Protein structure prediction
While genome wide sequencing projects produce torrents of sequence information about the genes, transcripts and proteins, experimental methods for protein tertiary and quaternary structure determination are considerably lagging the need and facing multiple technical difficulties. This gap necessitates the development of prediction methods that would facilitate the access to reliable macromolecular models and provide insights into structural features of proteins without solving those structures experimentally. The prediction can be simplified by projecting a 3D structure onto strings of structural assignments, and therefore it can be cast as a classification problem. For example, one can assign a secondary structure state for each residue, or a number for the solvent accessibility of that residue. Such strings of per-residue assignments are essentially one-dimensional (Figure 1). These 1D predictions are often the first step to gaining insight into the 3D structure and function of a protein.

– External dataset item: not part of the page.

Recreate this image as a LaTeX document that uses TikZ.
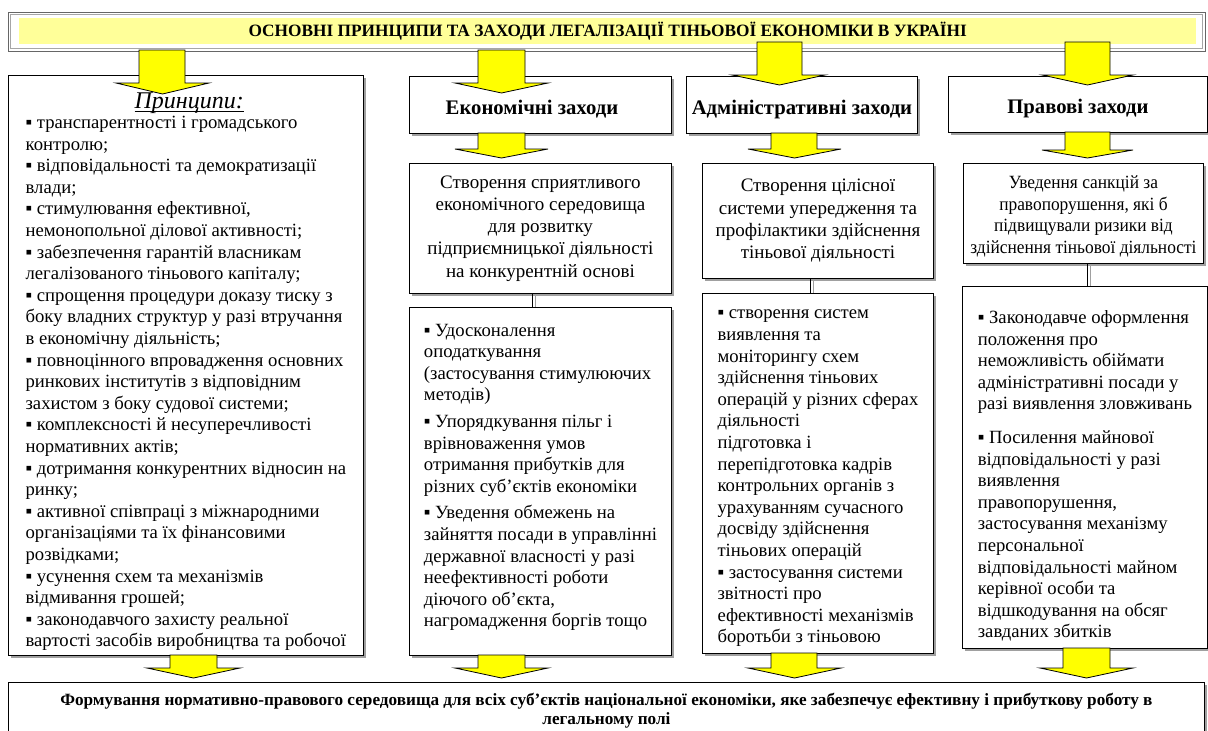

Accurate prediction of relative solvent accessibilities of amino acid residues in proteins may be used to facilitate protein structure prediction and functional annotation. Toward that goal, we have developed a novel method (SABLE) for improved prediction of relative solvent accessibilities (RSA) (Ref 1). Contrary to other machine learning based methods from the literature we do not impose a classification problem with arbitrary boundaries between the classes. Rather, we seek a continuous approximation of the real valued RSA using non-linear regression with several feed forward and recurrent neural networks, which are combined into a consensus predictor.

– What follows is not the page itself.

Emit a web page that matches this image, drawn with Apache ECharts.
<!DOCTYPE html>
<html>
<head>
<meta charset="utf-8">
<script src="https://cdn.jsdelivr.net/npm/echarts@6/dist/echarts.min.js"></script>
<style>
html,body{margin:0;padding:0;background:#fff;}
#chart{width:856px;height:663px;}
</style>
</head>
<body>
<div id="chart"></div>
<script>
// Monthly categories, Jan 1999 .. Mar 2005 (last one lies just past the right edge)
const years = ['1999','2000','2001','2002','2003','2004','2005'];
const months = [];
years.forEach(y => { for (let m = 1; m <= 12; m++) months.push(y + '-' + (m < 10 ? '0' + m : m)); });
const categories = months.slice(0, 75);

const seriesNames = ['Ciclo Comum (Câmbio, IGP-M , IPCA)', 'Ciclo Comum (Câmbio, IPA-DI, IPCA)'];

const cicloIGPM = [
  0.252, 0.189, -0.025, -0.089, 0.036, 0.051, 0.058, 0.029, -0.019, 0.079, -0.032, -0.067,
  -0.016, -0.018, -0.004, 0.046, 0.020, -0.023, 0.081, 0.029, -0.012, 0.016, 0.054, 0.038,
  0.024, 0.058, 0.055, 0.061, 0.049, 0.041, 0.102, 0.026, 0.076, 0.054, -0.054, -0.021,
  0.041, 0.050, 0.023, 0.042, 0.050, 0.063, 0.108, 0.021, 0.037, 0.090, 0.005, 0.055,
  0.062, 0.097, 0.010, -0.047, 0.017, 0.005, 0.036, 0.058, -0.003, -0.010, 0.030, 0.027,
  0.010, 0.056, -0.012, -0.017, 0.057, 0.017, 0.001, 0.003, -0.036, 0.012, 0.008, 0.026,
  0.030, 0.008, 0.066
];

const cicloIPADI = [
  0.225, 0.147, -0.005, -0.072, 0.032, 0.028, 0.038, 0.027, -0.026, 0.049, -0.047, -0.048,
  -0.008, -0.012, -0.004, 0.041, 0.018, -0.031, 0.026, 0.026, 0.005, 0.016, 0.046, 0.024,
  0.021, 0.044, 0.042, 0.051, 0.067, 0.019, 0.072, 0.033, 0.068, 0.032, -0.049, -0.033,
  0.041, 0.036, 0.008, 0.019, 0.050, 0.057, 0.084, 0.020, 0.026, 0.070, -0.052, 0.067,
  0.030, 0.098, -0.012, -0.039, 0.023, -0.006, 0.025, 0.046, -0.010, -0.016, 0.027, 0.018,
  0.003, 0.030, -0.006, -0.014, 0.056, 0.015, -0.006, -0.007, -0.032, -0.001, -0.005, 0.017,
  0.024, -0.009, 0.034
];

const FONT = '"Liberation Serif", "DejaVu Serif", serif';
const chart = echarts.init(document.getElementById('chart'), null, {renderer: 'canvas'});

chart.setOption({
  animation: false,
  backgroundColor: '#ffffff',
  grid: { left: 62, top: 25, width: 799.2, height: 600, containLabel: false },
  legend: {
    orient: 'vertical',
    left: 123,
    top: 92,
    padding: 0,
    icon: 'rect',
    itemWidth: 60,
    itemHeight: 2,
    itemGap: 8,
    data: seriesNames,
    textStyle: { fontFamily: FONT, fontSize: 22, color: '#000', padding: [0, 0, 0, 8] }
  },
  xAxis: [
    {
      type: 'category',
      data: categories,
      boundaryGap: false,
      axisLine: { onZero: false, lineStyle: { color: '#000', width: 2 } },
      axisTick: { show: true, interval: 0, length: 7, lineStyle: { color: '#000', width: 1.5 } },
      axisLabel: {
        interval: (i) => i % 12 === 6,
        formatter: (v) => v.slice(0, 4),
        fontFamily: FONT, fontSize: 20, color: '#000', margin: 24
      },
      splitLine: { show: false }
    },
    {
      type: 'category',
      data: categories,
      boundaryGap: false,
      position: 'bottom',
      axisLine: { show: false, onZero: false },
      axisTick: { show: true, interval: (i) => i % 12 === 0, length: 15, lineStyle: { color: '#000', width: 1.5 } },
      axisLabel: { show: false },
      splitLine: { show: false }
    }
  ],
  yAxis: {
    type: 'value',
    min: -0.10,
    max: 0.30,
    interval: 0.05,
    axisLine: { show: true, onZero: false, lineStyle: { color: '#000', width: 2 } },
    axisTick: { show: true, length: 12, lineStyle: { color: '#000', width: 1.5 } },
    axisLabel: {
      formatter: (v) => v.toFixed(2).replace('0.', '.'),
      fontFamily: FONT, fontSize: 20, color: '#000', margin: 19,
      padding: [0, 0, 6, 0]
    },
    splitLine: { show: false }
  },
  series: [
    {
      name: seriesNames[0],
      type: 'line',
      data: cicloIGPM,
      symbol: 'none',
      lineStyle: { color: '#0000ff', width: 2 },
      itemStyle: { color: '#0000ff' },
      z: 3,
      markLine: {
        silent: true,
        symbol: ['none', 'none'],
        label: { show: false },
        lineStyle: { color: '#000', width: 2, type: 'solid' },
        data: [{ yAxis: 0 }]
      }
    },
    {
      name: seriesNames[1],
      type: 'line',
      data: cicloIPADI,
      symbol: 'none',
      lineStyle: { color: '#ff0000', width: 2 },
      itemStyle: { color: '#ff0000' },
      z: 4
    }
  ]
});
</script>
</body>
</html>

Accurate RSA prediction using SABLE, as proved by validation on a large set of non-redundant (with low or no sequence homology to the training set as well as between themselves) proteins, was found to improve performance of 1D prediction methods for other structural characteristics of proteins. By incorporating predicted RSA into the model, we were able to reduce the number of features used and to improve the generalization. Specifically, we showed that predicted RSA can increase accuracy of the prediction of secondary structure (Ref 2), trans-membrane domains (Ref 3), disorder regions and phosphorylation sites (Ref 4).
Figure 1.
Projection of protein structural aspects
onto strings. For example, α-helices are
assigned to 'H', β-sheets to 'E',
unstructured loops to 'C'; area exposed to
solvent can be represented by relative
solvent accessibility expressed in
percentile; trans-membrane regions vs
soluble parts can be mapped as 'T' and 'N',
respectively (here, TM regions highlighted
yellow).
References
- Adamczak R, Porollo A, Meller J. Accurate prediction of solvent accessibility using neural networks-based regression. Proteins. 2004 Sep 1;56(4):753-67. PubMed PMID: 15281128.
- Adamczak R, Porollo A, Meller J. Combining prediction of secondary structure and solvent accessibility in proteins. Proteins. 2005 May 15;59(3):467-75. PubMed PMID: 15768403.

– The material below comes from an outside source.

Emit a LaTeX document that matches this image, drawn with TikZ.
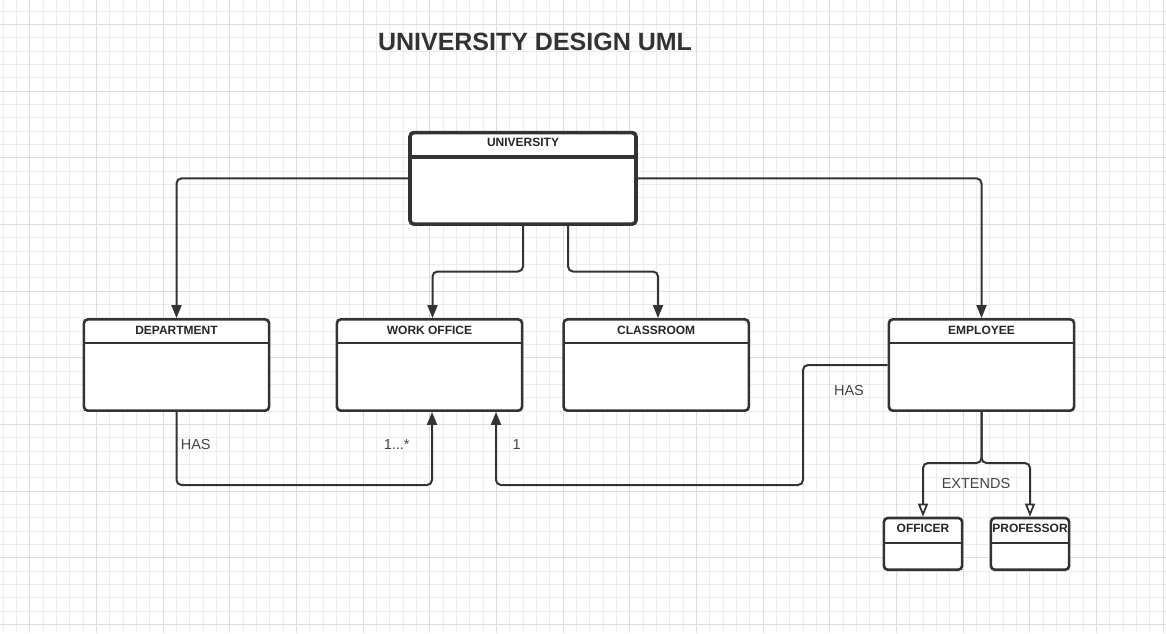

- Cao B, Porollo A, Adamczak R, Jarrell M, Meller J. Enhanced recognition of protein transmembrane domains with prediction-based structural profiles. Bioinformatics. 2006 Feb 1;22(3):303-9. Epub 2005 Nov 17. PubMed PMID: 16293670.
- Swaminathan K, Adamczak R, Porollo A, Meller J. Enhanced prediction of conformational flexibility and phosphorylation in proteins. Adv Exp Med Biol. 2010;680:307-19. PubMed PMID: 20865514.